Алексей Арсеньев – светлые волосы ежиком, серые глаза, открытая улыбка. «Какая хорошая улыбка, – подумала Мария, – он, видимо, очень хороший человек». Кроме открытой улыбки у доктора Арсеньева была особенная манера располагать к себе людей, во-всяком случае, Мария ему в первый же день выложила всю правду о себе. Про свою жизнь на юге и их с Герой любовь. Про войну. Про Таню. Про Ирину. Просто выплеснула на него все, что долгое время комом стояло внутри.
На следующий день Алексей пригласил Марию к себе домой, познакомил с матерью, которая сразу приняла ее, а через полгода они с Алексеем поженились. Если ее любовь к Гере была бурной, страстной, то Лешу Мария любила иначе, это была любовь – благодарность, тихая нежность, любовь, вырастающая из дружбы, доверия.
У Марии были удивительные отношения с Лешиной матерью – Верой. Они с Верой как-то легко и быстро стали родными людьми. Если бы Марию попросили сказать что-то о свекрови в двух словах, то Мария сказала бы: Божий Человек. Вот Вера была – Божий Человек. Причем Человек именно с большой буквы. Мария считала, что Вера и Леша – ее утешение за все беды.
Через год Алексей настоял на том, чтобы Мария поступила в медицинский институт. Когда она училась на четвертом курсе, у них с Лешей родилась дочь Лиза. Свекровь взяла на себя все заботы о Тане с Лизой: «Машенька, ты только учись!»
Мария за многое была благодарна мужу, и особенно за то, что он всегда был поразительно деликатен в отношении ее прошлого, – никогда никакой ревности, упреков, обид. На протяжении многих лет, в день рождения Геры, она покупала букет цветов, и Леша, видя цветы, ни о чем ее не спрашивал.
– Мам, с кем ты все время разговариваешь по вечерам? – поинтересовалась Лиза.
Мария смутилась – врать не хотелось, рассказывать дочери про Геру – тем более.
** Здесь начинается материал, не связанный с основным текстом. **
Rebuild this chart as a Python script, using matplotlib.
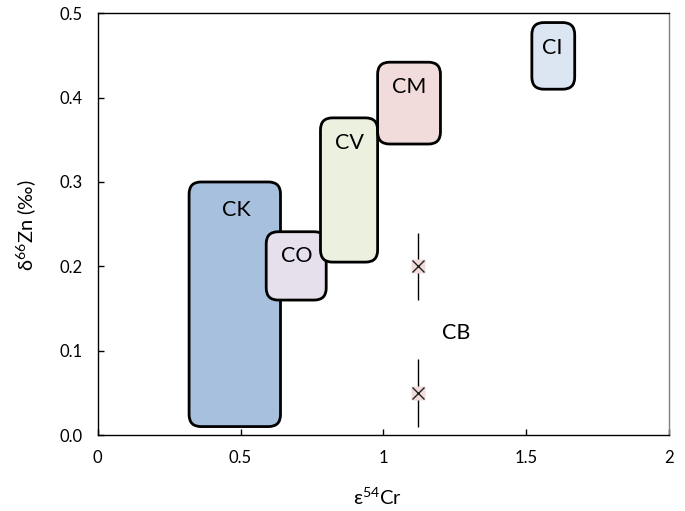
import matplotlib
matplotlib.use("Agg")
import matplotlib.pyplot as plt
from matplotlib.patches import FancyBboxPatch

plt.rcParams['font.family'] = ['Lato', 'DejaVu Sans']
plt.rcParams['mathtext.fontset'] = 'custom'
plt.rcParams['mathtext.rm'] = 'Lato'
plt.rcParams['mathtext.it'] = 'Lato:italic'
plt.rcParams['mathtext.bf'] = 'Lato:bold'

# ---- data ----
groups = ['CK', 'CO', 'CV', 'CM', 'CI']
cr_lo = [0.32, 0.59, 0.78, 0.98, 1.52]
cr_hi = [0.64, 0.80, 0.98, 1.20, 1.67]
zn_lo = [0.010, 0.160, 0.205, 0.345, 0.410]
zn_hi = [0.300, 0.241, 0.376, 0.442, 0.489]
fills = ['#a7c0de', '#e6e0ec', '#ebf1de', '#f2dcdb', '#dce6f2']

cb_cr = [1.12, 1.12]
cb_zn = [0.20, 0.05]
cb_err = [0.04, 0.04]

x_ticks = [0, 0.5, 1, 1.5, 2]
x_tick_labels = ['0', '0.5', '1', '1.5', '2']
y_ticks = [0.0, 0.1, 0.2, 0.3, 0.4, 0.5]
y_tick_labels = ['0.0', '0.1', '0.2', '0.3', '0.4', '0.5']

# label anchor points (data coords)
label_x = [0.485, 0.698, 0.880, 1.090, 1.590]
label_y = [0.267, 0.212, 0.346, 0.413, 0.459]
cb_label = ('CB', 1.255, 0.121)

fig = plt.figure(figsize=(6.85, 5.11), dpi=100)
ax = fig.add_axes([0.1426, 0.1487, 0.834, 0.8253])
ax.set_xlim(0, 2)
ax.set_ylim(0, 0.5)

# compute aspect for rounded corners
ax_w_px = 0.834 * 685
ax_h_px = 0.8253 * 511
px_x = 2 / ax_w_px
px_y = 0.5 / ax_h_px
r_px = 12
aspect = px_y / px_x

for i in range(len(groups)):
    w = cr_hi[i] - cr_lo[i]
    h = zn_hi[i] - zn_lo[i]
    p = FancyBboxPatch((cr_lo[i], zn_lo[i]), w, h,
                       boxstyle=f"round,pad=0,rounding_size={r_px * px_x}",
                       mutation_aspect=aspect,
                       facecolor=fills[i], edgecolor='black', linewidth=2,
                       zorder=2 + i)
    ax.add_patch(p)
    ax.text(label_x[i], label_y[i], groups[i], ha='center', va='center',
            fontsize=15.5, zorder=10)

ax.errorbar(cb_cr, cb_zn, yerr=cb_err, fmt='none', ecolor='black',
            elinewidth=1, capsize=0, zorder=11)
ax.plot(cb_cr, cb_zn, linestyle='none', marker='s', markersize=10,
        markerfacecolor='#f2dcdb', markeredgecolor='none', zorder=12)
ax.plot(cb_cr, cb_zn, linestyle='none', marker='x', markersize=9,
        markeredgecolor='#222222', markeredgewidth=1, zorder=13)
ax.text(cb_label[1], cb_label[2], cb_label[0], ha='center', va='center',
        fontsize=15.5, zorder=10)

ax.set_xticks(x_ticks)
ax.set_xticklabels(x_tick_labels)
ax.set_yticks(y_ticks)
ax.set_yticklabels(y_tick_labels)
ax.tick_params(axis='both', direction='in', length=4, width=1,
               labelsize=12, colors='black')
ax.tick_params(axis='x', pad=11)
ax.tick_params(axis='y', pad=11)

for s in ['left', 'bottom', 'top']:
    ax.spines[s].set_linewidth(1)
    ax.spines[s].set_color('black')
ax.spines['right'].set_linewidth(1)
ax.spines['right'].set_color('#808080')

ax.set_xlabel(r'ε$^{\mathrm{54}}$Cr', fontsize=14.5)
ax.set_ylabel(r'δ$^{\mathrm{66}}$Zn (‰)', fontsize=14.5)
ax.xaxis.set_label_coords(0.49, -0.122)
ax.yaxis.set_label_coords(-0.104, 0.498)

fig.savefig('out.png', dpi=100)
Подумав, сказала честно: – Я потом тебе расскажу. Когда смогу…
Лиза удивленно пожала плечами: – Ладно…
Теперь Мария Герой каждый день разговаривали по телефону, и при этом продолжали писать друг другу письма. Оказалось, что в письмах проще говорить о важном, потаенном.
В последнем письме Мария спросила у Геры о его родителях и брате. Гера скупо ответил, что его отец погиб в 92 —ом году. «Отец всегда оставался человеком, он говорил, что на войне главное – сохранять человеческое достоинство».
Давид Качарава… Мария вдруг словно увидела тот день – переполненный отчаявшимися людьми, причал, лицо Давида. «Я еще станцую на вашей свадьбе, дочка»… «Спасибо, дядя Давид, – через годы поблагодарила Мария. – Как знать, может быть, ты спас нам жизнь – мне, маме, Тане».
В сдержанной интонации Гериного письма за каждой строкой много боли. Больше, чем может вместить человек. Гера написал, что его брат Сандро погиб в 93-ем, а его самого в тот день – ранили (из-за чего в городе его долгое время считали погибшим). В том же году в их дом попал снаряд, после чего начался пожар. Тамара тогда едва не погибла, спаслась каким-то чудом. Когда в войне наступил перелом, мать попросила его увезти ее из Сухуми, и он увез Тамару к ее родственникам в Грецию, где в 96-ом году она умерла.
Сам он в Греции не прижился. Поехал в Крым – к старому приятелю отца. В Крыму он и живет до сих пор – в небольшом зеленом городке на берегу Черного моря. Гера написал, что журфак он все-таки закончил и стал журналистом, теперь у него свое новостное агентство.
В Сухуми за эти годы он приезжал несколько раз. Видел свой обгоревший дом – печальное зрелище. В Абхазии вообще много заброшенных домов, в некоторых – временем и забвением прорастают лианы.